• **Information shown**
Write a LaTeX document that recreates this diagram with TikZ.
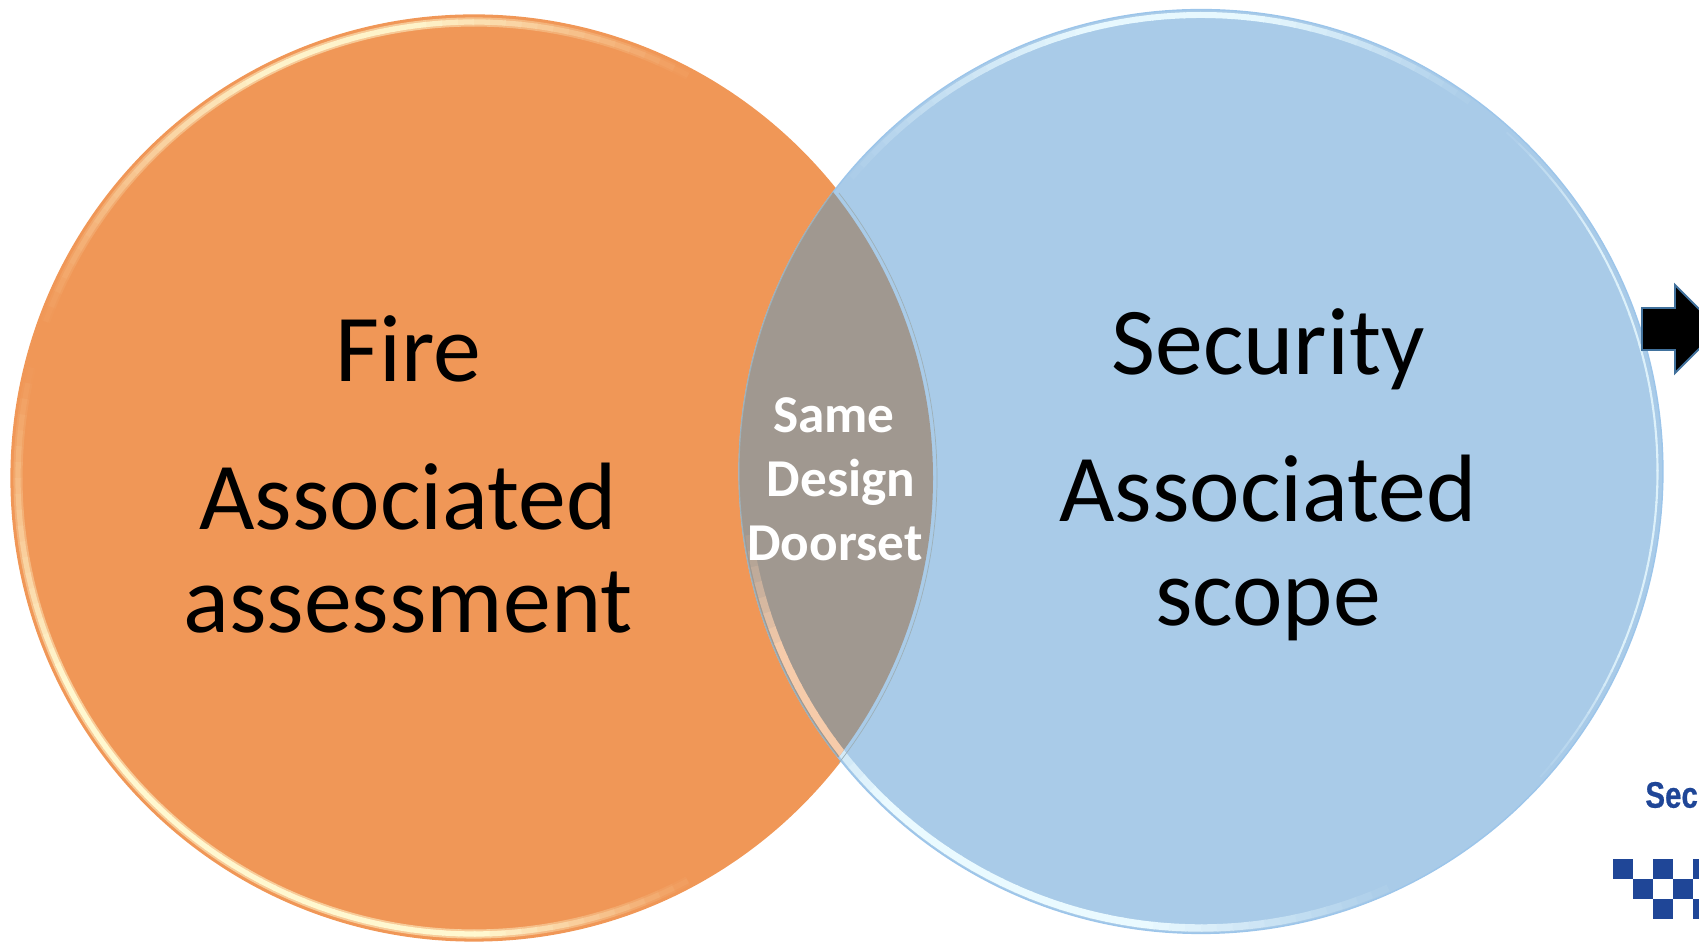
\documentclass[tikz,border=0pt]{standalone}
\usepackage{fontspec}
\setmainfont{Carlito}
\newfontfamily\logofont[FakeStretch=0.8,FakeBold=0.5]{Liberation Sans}
\definecolor{fireorange}{HTML}{F09757}
\definecolor{firecream}{HTML}{FFF8D0}
\definecolor{secblue}{HTML}{A9CBE8}
\definecolor{secedge}{HTML}{9CC5EA}
\definecolor{secpale}{HTML}{EAFAFF}
\definecolor{lensgrey}{HTML}{A09890}
\definecolor{lenspeach}{HTML}{F6CBAA}
\definecolor{lensline}{HTML}{9DB0B8}
\definecolor{logoblue}{HTML}{1F4697}
\definecolor{arrowedge}{HTML}{41719C}
\begin{document}
\begin{tikzpicture}[
    x = 0.02cm, y = 0.02cm,
    declare function = {rimtrap(\t,\a,\b,\c,\d) = max(0,min(1,min((\t-\a)/(\b-\a),(\d-\t)/(\d-\c))));},
    firedisc/.style = {shape = circle, draw = fireorange, fill = fireorange, line width = 0.8pt, minimum size = 18.52cm, inner sep = 0},
    secdisc/.style = {shape = circle, draw = secedge, fill = secblue, line width = 0.8pt, minimum size = 18.48cm, inner sep = 0},
    bigtext/.style = {font = \fontsize{54.5}{58.7}\selectfont, text = black, align = center, inner sep = 0},
    lenstext/.style = {font = \fontsize{30.3}{36}\selectfont\bfseries, text = white, inner sep = 0},
    logobox/.style = {fill = logoblue, minimum size = 0.39cm, inner sep = 0, anchor = north west},
    ]
    \useasboundingbox (0,0) rectangle (1699,942);
    \clip (0,0) rectangle (1699,942);
    % discs
    \node[firedisc] (fire) at (474,464) {};
    % rim of the orange disc
    \foreach \ang in {60,62,...,298} {
        \pgfmathsetmacro\mixval{100*max(0.95*rimtrap(\ang,60,96,116,160),rimtrap(\ang,165,205,270,298))}
        \draw[line width = 5.2pt, color = firecream!\mixval!fireorange, opacity = 0.55] (474,464) ++(\ang:456) arc[start angle = \ang, end angle = \ang+2, radius = 456];
        \draw[line width = 3pt, color = firecream!\mixval!fireorange] (474,464) ++(\ang:456) arc[start angle = \ang, end angle = \ang+2.2, radius = 456];
    }
    \node[secdisc] (sec) at (1201,470.5) {};
    % rim of the blue disc
    \foreach \ang in {-44,-42,...,140} {
        \pgfmathsetmacro\mixval{100*max(0.95*rimtrap(\ang,52,82,104,140),0.8*rimtrap(\ang,-44,-25,30,48))}
        \pgfmathsetmacro\rimwd{\ang>50 ? 3.4 : 1.2}
        \draw[line width = \rimwd pt, color = secpale!\mixval!secblue] (1201,470.5) ++(\ang:456.5) arc[start angle = \ang, end angle = \ang+2.2, radius = 456.5];
    }
    \foreach \ang in {216,218,...,292} {
        \pgfmathsetmacro\mixval{100*rimtrap(\ang,205,225,262,294)}
        \draw[line width = 4.2pt, color = secpale!\mixval!secblue] (1201,470.5) ++(\ang:456.5) arc[start angle = \ang, end angle = \ang+2.2, radius = 456.5];
    }
    % overlap
    \begin{scope}
        \clip (474,464) circle (459);
        \fill[lensgrey] (1201,470.5) circle (462);
        \foreach \ang in {186,188,...,222} {
            \pgfmathsetmacro\mixval{100*rimtrap(\ang,186,202,240,260)}
            \draw[line width = 4.2pt, color = lenspeach!\mixval!lensgrey] (1201,470.5) ++(\ang:456.5) arc[start angle = \ang, end angle = \ang+2.2, radius = 456.5];
        }
    \end{scope}
    \draw[lensline, line width = 0.4pt] (474,464) ++(-38:463) arc[start angle = -38, end angle = 38, radius = 463];
    \draw[lensline, line width = 0.6pt] (1201,470.5) ++(143:462) arc[start angle = 143, end angle = 218, radius = 462];
    % arrow
    \draw[arrowedge, fill = black, line width = 1.1pt] (1642,634) -- (1675,634) -- (1675,657) -- (1719,613) -- (1675,569) -- (1675,592) -- (1642,592) -- cycle;
    % logo
    \node[font = \logofont\fontsize{21}{24}\selectfont\bfseries, text = logoblue, anchor = west, inner sep = 0] (logotext) at (1645,147) {Sec};
    \foreach \px/\py in {1613/83, 1653/83, 1693/83, 1633/63, 1673/63, 1653/43, 1693/43} {
        \node[logobox] at (\px,\py) {};
    }
    % labels
    \node[bigtext] (firetitle) at (408,593) {Fire};
    \node[bigtext] (firebody) at (408,394) {Associated\\assessment};
    \node[bigtext] (sectitle) at (1268,593) {Security};
    \node[bigtext] (secbody) at (1268,394) {Associated\\scope};
    \node[lenstext] (same) at (834,527) {Same};
    \node[lenstext] (design) at (841,460) {Design};
    \node[lenstext] (doorset) at (835,399) {Doorset};
\end{tikzpicture}
\end{document}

• **Exercise task**
Make an exact copy of the data above, pictures excluded.

• **Result for this exercise**
Write a LaTeX document that recreates this diagram with TikZ.
\documentclass[tikz,border=0pt]{standalone}
\usepackage{fontspec}
\setmainfont{Carlito}
\newfontfamily\logofont[FakeStretch=0.8,FakeBold=0.5]{Liberation Sans}
\definecolor{fireorange}{HTML}{F09757}
\definecolor{firecream}{HTML}{FFF8D0}
\definecolor{secblue}{HTML}{A9CBE8}
\definecolor{secedge}{HTML}{9CC5EA}
\definecolor{secpale}{HTML}{EAFAFF}
\definecolor{lensgrey}{HTML}{A09890}
\definecolor{lenspeach}{HTML}{F6CBAA}
\definecolor{lensline}{HTML}{9DB0B8}
\definecolor{logoblue}{HTML}{1F4697}
\definecolor{arrowedge}{HTML}{41719C}
\begin{document}
\begin{tikzpicture}[
    x = 0.02cm, y = 0.02cm,
    declare function = {rimtrap(\t,\a,\b,\c,\d) = max(0,min(1,min((\t-\a)/(\b-\a),(\d-\t)/(\d-\c))));},
    firedisc/.style = {shape = circle, draw = fireorange, fill = fireorange, line width = 0.8pt, minimum size = 18.52cm, inner sep = 0},
    secdisc/.style = {shape = circle, draw = secedge, fill = secblue, line width = 0.8pt, minimum size = 18.48cm, inner sep = 0},
    bigtext/.style = {font = \fontsize{54.5}{58.7}\selectfont, text = black, align = center, inner sep = 0},
    lenstext/.style = {font = \fontsize{30.3}{36}\selectfont\bfseries, text = white, inner sep = 0},
    logobox/.style = {fill = logoblue, minimum size = 0.39cm, inner sep = 0, anchor = north west},
    ]
    \useasboundingbox (0,0) rectangle (1699,942);
    \clip (0,0) rectangle (1699,942);
    % discs
    \node[firedisc] (fire) at (474,464) {};
    % rim of the orange disc
    \foreach \ang in {60,62,...,298} {
        \pgfmathsetmacro\mixval{100*max(0.95*rimtrap(\ang,60,96,116,160),rimtrap(\ang,165,205,270,298))}
        \draw[line width = 5.2pt, color = firecream!\mixval!fireorange, opacity = 0.55] (474,464) ++(\ang:456) arc[start angle = \ang, end angle = \ang+2, radius = 456];
        \draw[line width = 3pt, color = firecream!\mixval!fireorange] (474,464) ++(\ang:456) arc[start angle = \ang, end angle = \ang+2.2, radius = 456];
    }
    \node[secdisc] (sec) at (1201,470.5) {};
    % rim of the blue disc
    \foreach \ang in {-44,-42,...,140} {
        \pgfmathsetmacro\mixval{100*max(0.95*rimtrap(\ang,52,82,104,140),0.8*rimtrap(\ang,-44,-25,30,48))}
        \pgfmathsetmacro\rimwd{\ang>50 ? 3.4 : 1.2}
        \draw[line width = \rimwd pt, color = secpale!\mixval!secblue] (1201,470.5) ++(\ang:456.5) arc[start angle = \ang, end angle = \ang+2.2, radius = 456.5];
    }
    \foreach \ang in {216,218,...,292} {
        \pgfmathsetmacro\mixval{100*rimtrap(\ang,205,225,262,294)}
        \draw[line width = 4.2pt, color = secpale!\mixval!secblue] (1201,470.5) ++(\ang:456.5) arc[start angle = \ang, end angle = \ang+2.2, radius = 456.5];
    }
    % overlap
    \begin{scope}
        \clip (474,464) circle (459);
        \fill[lensgrey] (1201,470.5) circle (462);
        \foreach \ang in {186,188,...,222} {
            \pgfmathsetmacro\mixval{100*rimtrap(\ang,186,202,240,260)}
            \draw[line width = 4.2pt, color = lenspeach!\mixval!lensgrey] (1201,470.5) ++(\ang:456.5) arc[start angle = \ang, end angle = \ang+2.2, radius = 456.5];
        }
    \end{scope}
    \draw[lensline, line width = 0.4pt] (474,464) ++(-38:463) arc[start angle = -38, end angle = 38, radius = 463];
    \draw[lensline, line width = 0.6pt] (1201,470.5) ++(143:462) arc[start angle = 143, end angle = 218, radius = 462];
    % arrow
    \draw[arrowedge, fill = black, line width = 1.1pt] (1642,634) -- (1675,634) -- (1675,657) -- (1719,613) -- (1675,569) -- (1675,592) -- (1642,592) -- cycle;
    % logo
    \node[font = \logofont\fontsize{21}{24}\selectfont\bfseries, text = logoblue, anchor = west, inner sep = 0] (logotext) at (1645,147) {Sec};
    \foreach \px/\py in {1613/83, 1653/83, 1693/83, 1633/63, 1673/63, 1653/43, 1693/43} {
        \node[logobox] at (\px,\py) {};
    }
    % labels
    \node[bigtext] (firetitle) at (408,593) {Fire};
    \node[bigtext] (firebody) at (408,394) {Associated\\assessment};
    \node[bigtext] (sectitle) at (1268,593) {Security};
    \node[bigtext] (secbody) at (1268,394) {Associated\\scope};
    \node[lenstext] (same) at (834,527) {Same};
    \node[lenstext] (design) at (841,460) {Design};
    \node[lenstext] (doorset) at (835,399) {Doorset};
\end{tikzpicture}
\end{document}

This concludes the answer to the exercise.